Anil Ambani and Finance Business: When Being a Financial Wizard in Business Pays Off



Courage doesn’t always roar. It’s a quiet voice in some of us that leads us on telling us to silently keep on going till the hardwork doesn’t pay off and the miracles that we have long believed in do not present themselves to us. For Anil Ambani, this rung true every time his some business developed a chronic fault line. While his other businesses may have suffered wreckage due to colossal debts, owing to his wizardry in the sphere of finance has helped him to make it successful in finance business, if not anything else.

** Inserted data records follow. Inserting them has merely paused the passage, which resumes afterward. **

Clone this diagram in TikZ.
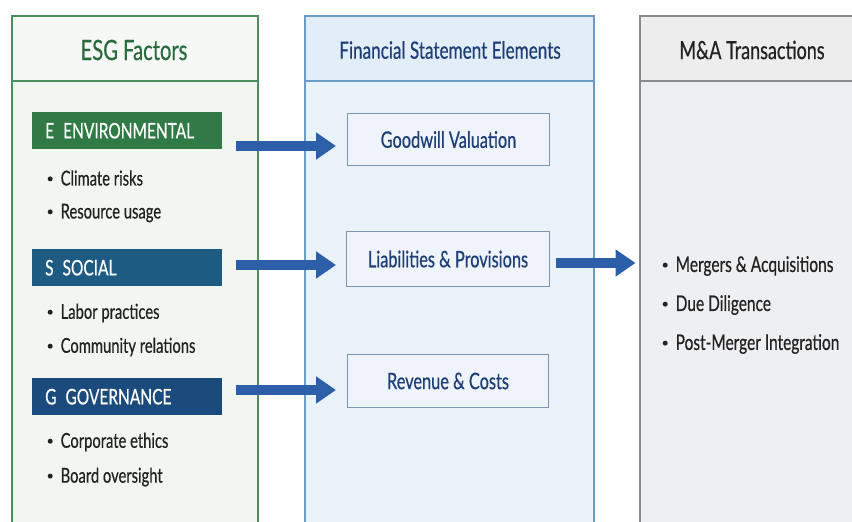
\documentclass[tikz,border=0pt]{standalone}
\usepackage{fontspec}
\setmainfont[FakeStretch=0.72, FakeBold=0.5]{Lato}
\usetikzlibrary{arrows.meta}
\definecolor{esgline}{HTML}{4A8F5C}
\definecolor{esgfill}{HTML}{F2F6F1}
\definecolor{esghead}{HTML}{F5F8F4}
\definecolor{esgtext}{HTML}{2B6A3D}
\definecolor{envbar}{HTML}{2F7A45}
\definecolor{socbar}{HTML}{1D5B83}
\definecolor{govbar}{HTML}{1B4A7C}
\definecolor{finline}{HTML}{6A9CC6}
\definecolor{finfill}{HTML}{E9F1F9}
\definecolor{finhead}{HTML}{E2EDF7}
\definecolor{fintext}{HTML}{1E3E78}
\definecolor{boxline}{HTML}{7D95B0}
\definecolor{boxfill}{HTML}{EEF4FA}
\definecolor{maline}{HTML}{8A8A8A}
\definecolor{mafill}{HTML}{EEEFF1}
\definecolor{mahead}{HTML}{EDEDEE}
\definecolor{flow}{HTML}{2C5FA8}
\definecolor{body}{HTML}{222222}
\tikzset{
  x=1pt, y=-1pt,
  coltitle/.style={anchor=center},
  pillar/.style={fill=#1bar, inner xsep=13pt, inner ysep=0pt, minimum width=190pt,
    minimum height=37pt, text=white, anchor=north west,
    font=\fontsize{21.5}{23}\selectfont, align=left, text width=164pt},
  item/.style={anchor=west, text=body, font=\fontsize{20.5}{23}\selectfont, inner sep=0pt},
  maitem/.style={item, font=\fontsize{21.5}{23}\selectfont},
  fsbox/.style={draw=boxline, line width=1pt, fill=boxfill, anchor=north west,
    inner sep=0pt, text=fintext, font=\fontsize{22.7}{25}\selectfont},
  flowarrow/.style={draw=flow, line width=10pt,
    -{Triangle[length=20pt,width=26pt]}}
}
\newcommand{\dotitem}{\raisebox{0.2em}{\tikz\fill[body] (0,0) circle (2.5pt);}\hspace{8pt}}
\begin{document}
\begin{tikzpicture}
\useasboundingbox (0,0) rectangle (852,522);
\clip (0,0) rectangle (852,522);
\fill[white] (0,0) rectangle (852,522);

% --- column frames (they run off the lower edge) ---
\filldraw[fill=esgfill, draw=esgline, line width=1.6pt] (12,16) rectangle (258,540);
\fill[esghead] (12,16) rectangle (258,81);
\draw[esgline, line width=1.6pt] (12,16) rectangle (258,540) (12,81) -- (258,81);

\filldraw[fill=finfill, draw=finline, line width=1.6pt] (305,16) rectangle (594,540);
\fill[finhead] (305,16) rectangle (594,81);
\draw[finline, line width=1.6pt] (305,16) rectangle (594,540) (305,81) -- (594,81);

\filldraw[fill=mafill, draw=maline, line width=1.6pt] (640,16) rectangle (870,540);
\fill[mahead] (640,16) rectangle (870,81);
\draw[maline, line width=1.6pt] (640,16) rectangle (870,540) (640,81) -- (870,81);

% --- column titles ---
\node[coltitle, text=esgtext, font=\fontsize{28}{30}\selectfont] (esgtitle) at (134,50) {ESG Factors};
\node[coltitle, text=fintext, font=\fontsize{23.8}{26}\selectfont] (fintitle) at (450,50) {Financial Statement Elements};
\node[coltitle, text=body, font=\fontsize{25}{27}\selectfont] (matitle) at (752,50) {M\&A Transactions};

% --- ESG pillars ---
\node[pillar=env] (env) at (32,112) {E\hspace{9pt}ENVIRONMENTAL};
\node[item] (env1) at (47.5,178) {\dotitem Climate risks};
\node[item] (env2) at (47.5,213) {\dotitem Resource usage};

\node[pillar=soc] (soc) at (32,249) {S\hspace{9pt}SOCIAL};
\node[item] (soc1) at (47.5,313) {\dotitem Labor practices};
\node[item] (soc2) at (47.5,347) {\dotitem Community relations};

\node[pillar=gov] (gov) at (32,378) {G\hspace{9pt}GOVERNANCE};
\node[item] (gov1) at (47.5,442) {\dotitem Corporate ethics};
\node[item] (gov2) at (47.5,477) {\dotitem Board oversight};

% --- financial statement elements ---
\node[fsbox, minimum width=202pt, minimum height=52pt] (goodwill) at (347,113) {Goodwill Valuation};
\node[fsbox, minimum width=203pt, minimum height=55pt] (liab) at (346,231) {Liabilities \& Provisions};
\node[fsbox, minimum width=201pt, minimum height=53pt] (rev) at (347,354) {Revenue \& Costs};

% --- M&A transactions ---
\node[maitem] (ma1) at (662.5,266) {\dotitem Mergers \& Acquisitions};
\node[maitem] (ma2) at (662.5,305) {\dotitem Due Diligence};
\node[maitem] (ma3) at (662.5,344) {\dotitem Post-Merger Integration};

% --- flows ---
\coordinate (envout) at (236,146);
\coordinate (socout) at (236,265);
\coordinate (govout) at (236,390);
\coordinate (liabout) at (556,263);
\draw[flowarrow, shorten >=11pt] (envout) -- (envout -| goodwill.west);
\draw[flowarrow, shorten >=10pt] (socout) -- (socout -| liab.west);
\draw[flowarrow, shorten >=11pt] (govout) -- (govout -| rev.west);
\draw[flowarrow, shorten >=27pt] (liabout) -- (liabout -| ma1.west);
\end{tikzpicture}
\end{document}
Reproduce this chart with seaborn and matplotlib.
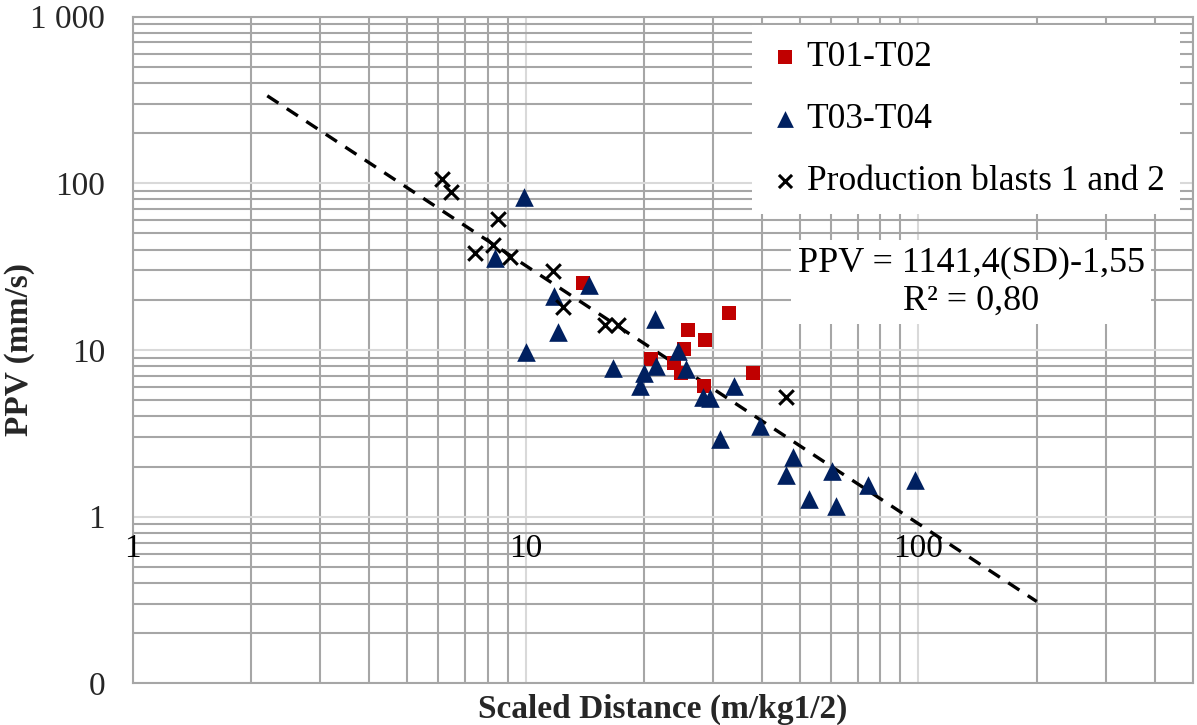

Anil ventured into Reliance Capital the finance business with Reliance Capital which he got after the 2002 demerger post his father’s demise.  In 2006, Reliance Capital Ventures Limited merged with Reliance Capital. With this merger the shareholder base of Reliance Capital rose from 0.15 million shareholders to 1.3 million.  At the onset during the years of 2006-2007, Reliance Capital started off as an asset management. During those years, Anil was known for being a financial wizard; he had been credited for pioneering many financial innovations in the Indian capital market. As a matter of fact, he had earlier led India’s first foray into the overseas capital markets with international public offerings of global depository receipts. Later on it, given his financial wizardry, he redefined the breadth of its businesses in general insurance, asset reconstruction, securities and wealth management. Scaling the businesses to larger level the businesses of Reliance Capital branched out to commercial finance, home finance, stockbroking, wealth management services, distribution of financial products, private equity, asset reconstruction, proprietary investments and other activities in financial services. And this, Anil managed to pull off purely through organic growth.

In 2010 Anil entered new areas such as insurance and consumer finance, and consolidated Reliance Capital’s numero uno position in the mutual funds industry. It started not only catching on, but started to steer profits as well. In 2011, Reliance Capital sold 26% stake in its life insurance business, Reliance Life Insurance, to Nippon Life Insurance (Nissay), amongst the world's largest life insurers, with an AUM of over 600 billion.The transaction was completed at Rs. 3,082 crore for a 26 per cent stake, valuing Reliance Life Insurance at $2.6 billion.

Later Anil diversified the company and it had over 20 million customers and a workforce of approximately 16,000 people at the end of FY 2017. It reported a net profit after tax of over 1,000 crores for Financial Year-end 2017. And in July that year, the company sold its 1% share in Paytm to China's Alibaba Group for Rs 275 crore, making a profit of 2,600%. Later in December, it had Rs 4.8 lakh crore of asset under management (AUM). At that time, Anil had plans to build a bank under RCap and wanted to list it by 2017. While addressing a shareholders' meet of RCap in 2013, he had said the bank would help lower RCap's debt to one-fourth and would be listed as a separate entity in three years. But later on, somehow due to reasons unknown, the plan never got executed.

It was in March 2019, that the company started seeing a downward trend in the market, where it was valued at Rs 4,138 crore on the BSE, lower than the peak of Rs 70,240 crore in January 2008. A lot of this crisis that his finance business is looking at is owed to the crisis that transpired in the NBFC sector, which has been facing a long-drawn-out liquidity catastrophe over a year after IL&FS starting defaulting on repayments. According to Anil the only option left for the NBFCs and HFCs is to raise funds through securitisation. He opined that that these companies have invested years in reaching out to villages and the smallest of the towns in order to build their retail franchise.

In May 2019, Reliance Capital signed a definitive agreement with Nippon Life to sell its stake in Reliance Nippon Life Asset Management (RNAM). Under the agreement, the Japanese firm spiked its shareholding in RNAM from 42.88 per cent to 75 per cent by buying shares from public shareholders and RCap. Later, Reliance Capital sold its stake in the AMC business to its partner, Nippon Life of Japan and realized approximately Rs. 6000 crore.

It stands imperative to note that all the businesses of Reliance Capital are fully capitalised even in conventional capital absorbent businesses like general and life insurance, while other businesses are capital light. While his other businesses may be seeing trying times, it is due to his intuitiveness in finance that seems to be working for this company.